Auch in der Welt der echten Diplomatie schlug der Triumph von Maschine über Mensch Wellen: Vielen Diplomaten machte er deutlich, dass Teile ihrer Arbeit – ganz wie die Jobs anderer Wissens­arbeiter wie Anwälte, Übersetzer oder Journalisten – mithilfe von KI automatisiert werden ­können. Dies, so hoffen sie, wird ihnen helfen, sich auf die zentralen Aspekte ihrer Arbeit zu konzentrieren. Aber es wirft auch grundlegende Fragen dazu auf, wann ­diplomatische Entscheidungen an Künstliche Intelligenz delegiert werden sollten, und wann nicht.

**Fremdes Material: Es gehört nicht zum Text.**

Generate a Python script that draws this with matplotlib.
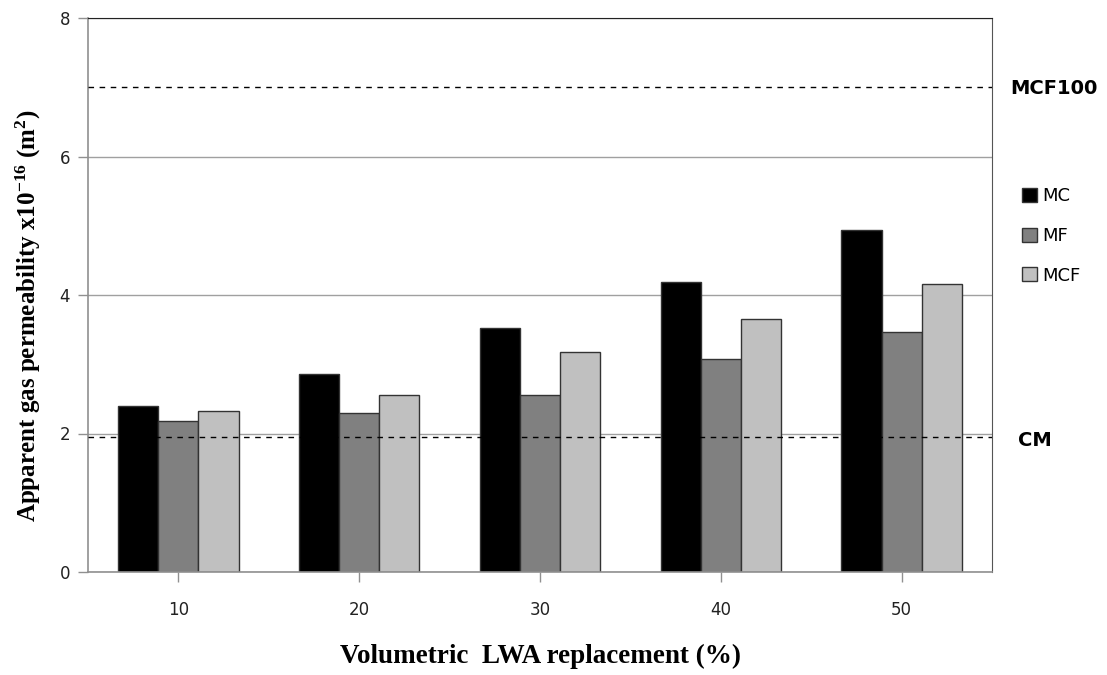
import numpy as np
import matplotlib
matplotlib.use("Agg")
import matplotlib.pyplot as plt

plt.rcParams["mathtext.fontset"] = "custom"
plt.rcParams["mathtext.rm"] = "Liberation Serif:bold"
plt.rcParams["mathtext.bf"] = "Liberation Serif:bold"
plt.rcParams["mathtext.it"] = "Liberation Serif:bold"

# Data
replacement = ["10", "20", "30", "40", "50"]
mc = [2.40, 2.86, 3.52, 4.19, 4.94]
mf = [2.18, 2.29, 2.56, 3.08, 3.47]
mcf = [2.33, 2.56, 3.17, 3.66, 4.16]
series_names = ["MC", "MF", "MCF"]
ref_mcf100 = 7.0
ref_cm = 1.95

colors = ["#000000", "#808080", "#c0c0c0"]

fig = plt.figure(figsize=(11.07, 6.75), dpi=100)
ax = fig.add_axes([88 / 1107, 1 - 572 / 675, (992 - 88) / 1107, (572 - 18) / 675])

x = np.arange(len(replacement))
width = 1 / 4.5
handles = []
for i, (vals, name, col) in enumerate(zip([mc, mf, mcf], series_names, colors)):
    h = ax.bar(x + (i - 1) * width, vals, width, color=col, edgecolor="#333333",
               linewidth=1.0, label=name, zorder=2)
    handles.append(h)

# Reference levels
ax.axhline(ref_mcf100, color="black", linestyle=(0, (4, 4)), linewidth=1.0, zorder=3)
ax.axhline(ref_cm, color="black", linestyle=(0, (4, 4)), linewidth=1.0, zorder=3)

ax.set_xlim(-0.5, len(replacement) - 0.5)
ax.set_ylim(0, 8)
ax.set_yticks([0, 2, 4, 6, 8])
ax.set_xticks(x)
ax.set_xticklabels(replacement)
ax.yaxis.grid(True, color="#a0a0a0", linewidth=1.0, zorder=0)
ax.set_axisbelow(True)

for side in ["left", "bottom"]:
    ax.spines[side].set_color("#909090")
    ax.spines[side].set_linewidth(1.2)
ax.spines["top"].set_color("#222222")
ax.spines["right"].set_color("#555555")

ax.tick_params(axis="both", direction="out", colors="#909090", labelcolor="#222222",
               labelsize=12, length=7, width=1)
ax.tick_params(axis="x", pad=14)
ax.tick_params(axis="y", pad=6)

ax.set_xlabel("Volumetric  LWA replacement (%)", fontfamily="Liberation Serif",
              fontweight="bold", fontsize=19.5, labelpad=18)
ax.set_ylabel(r"Apparent gas permeability x10$^{\mathbf{-16}}$ (m$^{\mathbf{2}}$)",
              fontfamily="Liberation Serif", fontweight="bold", fontsize=18)
ax.yaxis.set_label_coords(-0.05, 0.462)

# Labels for reference lines
fig.text(1010 / 1107, 1 - 88 / 675, "MCF100", fontweight="bold", fontsize=14,
         va="center", ha="left")
fig.text(1018 / 1107, 1 - 440 / 675, "CM", fontweight="bold", fontsize=14,
         va="center", ha="left")

leg = fig.legend(handles=handles, labels=series_names, loc="center left",
                 bbox_to_anchor=(1006 / 1107, 1 - 236 / 675), frameon=False,
                 fontsize=13, handlelength=0.8, handleheight=0.8, handletextpad=0.3,
                 labelspacing=1.2)

fig.savefig("out.png", dpi=100)
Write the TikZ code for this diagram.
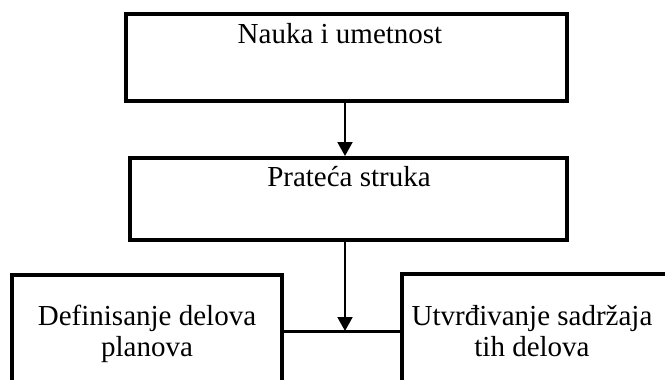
\documentclass[tikz,border=0pt]{standalone}
\usepackage{fontspec}
\setmainfont{Liberation Serif}
\usetikzlibrary{arrows.meta}
\begin{document}
\begin{tikzpicture}[x=1pt,y=-1pt,
    box/.style={draw,line width=4pt,inner sep=0pt},
    txt/.style={anchor=base,align=center,inner sep=0pt,font=\fontsize{29}{31}\selectfont},
    arr/.style={line width=2pt,-{Triangle[length=14pt,width=15pt]}}]
      \clip (0,0) rectangle (665,380);
      \draw
        (346.5,57.5) node[box,minimum width=441pt,minimum height=87pt] (nauka){}
        (348.5,199) node[box,minimum width=437pt,minimum height=82pt] (struka){}
        (147,347.5) node[box,minimum width=270pt,minimum height=145pt] (delovi){}
        (551,347) node[box,minimum width=298pt,minimum height=146pt] (sadrzaj){};
      \draw
        (340,43) node[txt] (t1){Nauka i umetnost}
        (349,186) node[txt] (t2){Prateća struka}
        (147,356) node[txt] (t3){Definisanje delova\\planova}
        (532,356) node[txt] (t4){Utvrđivanje sadržaja\\tih delova};
      \coordinate (spoj) at (345,331);
      \begin{scope}[arr]
        \draw (nauka.south -| spoj) to (struka.north -| spoj);
        \draw (struka.south -| spoj) to (spoj);
      \end{scope}
      \draw[line width=3pt] (delovi.east |- spoj) to (sadrzaj.west |- spoj);
    \end{tikzpicture}
\end{document}
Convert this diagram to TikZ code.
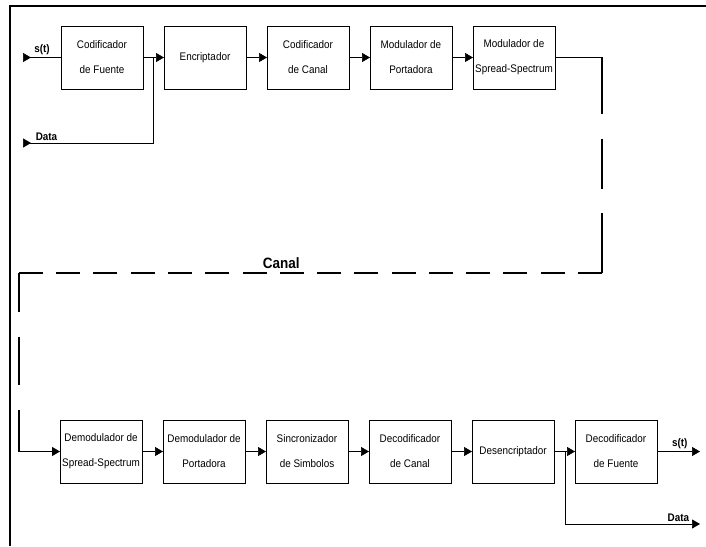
\documentclass[tikz,border=0pt]{standalone}
\usepackage{fontspec}
\setmainfont{Liberation Sans}[FakeStretch=0.9]
\usepackage{tikz}
\usetikzlibrary{positioning,arrows.meta}
\tikzset{
    block/.style={
        rectangle, draw, line width=0.9pt,
        minimum width=82pt, minimum height=63pt,
        inner sep=1pt, outer sep=0pt,
        align=center, font=\fontsize{11}{25}\selectfont
    },
    sig/.style={
        font=\fontsize{11}{13}\selectfont\bfseries, inner sep=2pt
    },
    link/.style={->, line width=0.7pt},
    feed/.style={{Triangle[reversed,length=8pt,width=9pt]}-, line width=0.7pt},
    chan/.style={line width=1.3pt}
}

\begin{document}
\begin{tikzpicture}[x=1pt, y=-1pt, >={Triangle[length=8pt,width=9pt]}]

        \useasboundingbox (0,0) rectangle (706,546);

        % Frame
        \draw[line width=1.2pt] (10,546) -- (10,6) -- (706,6);

        % Transmitter
        \node[block] (cf) at (102,57.5) {Codificador\\de Fuente};
        \node[block, right=21pt of cf] (enc) {Encriptador};
        \node[block, right=21pt of enc] (cc) {Codificador\\de Canal};
        \node[block, right=21pt of cc] (mp) {Modulador de\\Portadora};
        \node[block, right=21pt of mp] (mss) {Modulador de\\Spread-Spectrum};

        % Receiver
        \node[block] (dss) at (101,451.5) {Demodulador de\\Spread-Spectrum};
        \node[block, right=21pt of dss] (dp) {Demodulador de\\Portadora};
        \node[block, right=21pt of dp] (sinc) {Sincronizador\\de Simbolos};
        \node[block, right=21pt of sinc] (dc) {Decodificador\\de Canal};
        \node[block, right=21pt of dc] (des) {Desencriptador};
        \node[block, right=21pt of des] (df) {Decodificador\\de Fuente};

        % Inputs
        \coordinate (sin) at (23,57.5);
        \coordinate (din) at (23,143);
        \coordinate[right=10.5pt of cf.east] (j1);

        % Outputs
        \coordinate[right=11pt of des.east] (j2);
        \coordinate (sout) at (700,451.5);
        \coordinate (dout) at (700,524);

        % Channel corners
        \coordinate (ch1) at (602,273);
        \coordinate (ch2) at (19,273);

        % Arrows
        \draw[feed] (sin) -- node[sig, above, pos=0.5] (sl1) {s(t)} (cf);
        \draw[feed] (din) -| node[sig, above, pos=0.09] (dl1) {Data} (j1);

        \draw[link] (cf) -- (enc);
        \draw[link] (enc) -- (cc);
        \draw[link] (cc) -- (mp);
        \draw[link] (mp) -- (mss);

        \draw[chan, dash pattern=on 103pt off 25pt on 50pt off 24pt on 80pt off 10pt] (mss.east) -| (ch1);
        \draw[chan, dash pattern=on 24pt off 13.27pt] (ch1) -- node[above, pos=0.55, font=\fontsize{15}{17}\selectfont\bfseries] (canal) {Canal} (ch2);
        \draw[chan, ->, dash pattern=on 39pt off 25pt on 48pt off 25pt on 200pt off 10pt] (ch2) |- (dss.west);

        \draw[link] (dss) -- (dp);
        \draw[link] (dp) -- (sinc);
        \draw[link] (sinc) -- (dc);
        \draw[link] (dc) -- (des);
        \draw[link] (des) -- (df);

        \draw[link] (df) -- node[sig, above, pos=0.53] (sl2) {s(t)} (sout);
        \draw[link] (j2) |- node[sig, above, pos=0.92] (dl2) {Data} (dout);

    \end{tikzpicture}
\end{document}
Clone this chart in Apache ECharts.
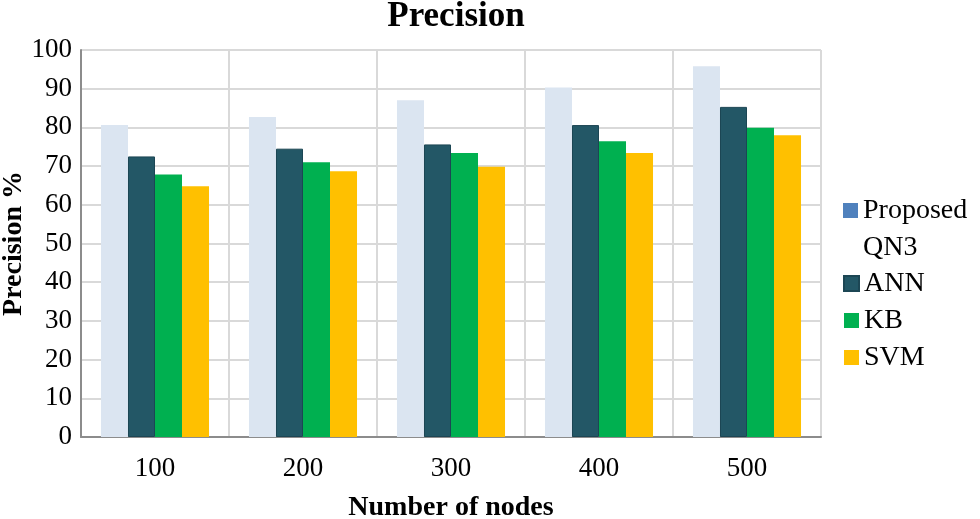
<!DOCTYPE html>
<html><head><meta charset="utf-8">
<script src="https://cdn.jsdelivr.net/npm/echarts@6/dist/echarts.min.js"></script>
<style>html,body{margin:0;padding:0;background:#fff}#c{width:980px;height:519px}</style>
</head><body><div id="c"></div>
<script>
const categories = ['100','200','300','400','500'];
const seriesNames = ['Proposed QN3','ANN','KB','SVM'];
const proposed = [80.6, 82.7, 87, 90.3, 95.8];
const ann = [72.5, 74.5, 75.6, 80.6, 85.3];
const kb = [67.8, 71, 73.4, 76.4, 79.9];
const svm = [64.8, 68.7, 69.8, 73.4, 78];
const yTicks = {min:0, max:100, interval:10};

const font = 'Liberation Serif';
const colors = ['#dbe5f1','#235766','#00b050','#ffc000'];
const legendColors = ['#4f81bd','#235766','#00b050','#ffc000'];
const values = [proposed, ann, kb, svm];

const legendText = {fontFamily:font, fontSize:28, color:'#000', lineHeight:37};
const chart = echarts.init(document.getElementById('c'));
chart.setOption({
  animation:false,
  textStyle:{fontFamily:font},
  title:{text:'Precision', left:451, textAlign:'center', top:-6,
    textStyle:{fontFamily:font, fontSize:35, fontWeight:'bold', color:'#000'}},
  legend:[
    {orient:'vertical', left:843, top:192, itemWidth:15, itemHeight:15, itemGap:0, padding:0,
     icon:'rect', formatter: () => 'Proposed', textStyle:legendText,
     data:[{name:seriesNames[0], itemStyle:{color:legendColors[0]}}]},
    {orient:'vertical', left:843, top:265, itemWidth:15, itemHeight:15, itemGap:0, padding:0,
     icon:'rect', textStyle:legendText,
     data: seriesNames.slice(1).map((n,i)=>({name:n, itemStyle:{color:legendColors[i+1]}}))}
  ],
  graphic:[{type:'text', left:863, top:234,
    style:{text:'QN3', font:'28px "Liberation Serif"', fill:'#000'}}],
  grid:{left:81, right:159, top:50, bottom:82, containLabel:false, outerBoundsMode:'none'},
  xAxis:{type:'category', data:categories,
    name:'Number of nodes', nameLocation:'middle', nameGap:57, nameMoveOverlap:false,
    nameTextStyle:{fontFamily:font, fontSize:28, fontWeight:'bold', color:'#000'},
    axisLine:{lineStyle:{color:'#8c8c8c', width:2}},
    axisTick:{show:false},
    splitLine:{show:true, lineStyle:{color:'#d9d9d9', width:2}},
    axisLabel:{fontFamily:font, fontSize:27, color:'#000', margin:18}},
  yAxis:{type:'value', min:yTicks.min, max:yTicks.max, interval:yTicks.interval,
    name:'Precision %', nameLocation:'middle', nameGap:53, nameMoveOverlap:false,
    nameTextStyle:{fontFamily:font, fontSize:28, fontWeight:'bold', color:'#000'},
    axisLine:{show:true, lineStyle:{color:'#8c8c8c', width:2}},
    axisTick:{show:false},
    splitLine:{lineStyle:{color:'#d9d9d9', width:2}},
    axisLabel:{fontFamily:font, fontSize:27, color:'#000', margin:9}},
  series: seriesNames.map((n,i)=>({
    name:n, type:'bar', data:values[i], barGap:'0%', barCategoryGap:'27%',
    itemStyle:{color:colors[i], borderColor: i===1 ? '#1c4654' : colors[i], borderWidth: i===1?1:0}
  }))
});
</script></body></html>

Gleichzeitig illustriert die Diskussion, wie sehr der Zugang zu Spitzentechnologie zum entscheidenden Faktor auf dem diplomatischen Parkett wird und wie diese Entwicklung das Feld kalt erwischt. „Viele von uns haben noch nicht verstanden, was auf uns zukommt“, sagte ein deutscher Diplomat, der nicht namentlich genannt werden wollte, weil er nicht autorisiert war, öffentlich zu sprechen.


Konkrete Hilfe im echten Alltag

Anders als das, was Fernsehserien wie das Netflix-Politdrama „Diplomatische Beziehungen“ vermuten lassen, verbringen viele Diplomaten ihren beruflichen Alltag vor allem mit recht banalen Aufgaben. Besonders in den unteren Rängen sind ihre Tage vollgepackt mit zeitraubenden Jobs: Sie verbringen Stunden damit, nach Kooperationspartnern im Gastland zu suchen, Nachrichten und soziale Medien zu lesen oder Berichte für ihre Kollegin zu Hause zu tippen. Schon heute können KI-Systeme viele dieser repetitiven Aufgaben in einem Bruchteil der Zeit erledigen.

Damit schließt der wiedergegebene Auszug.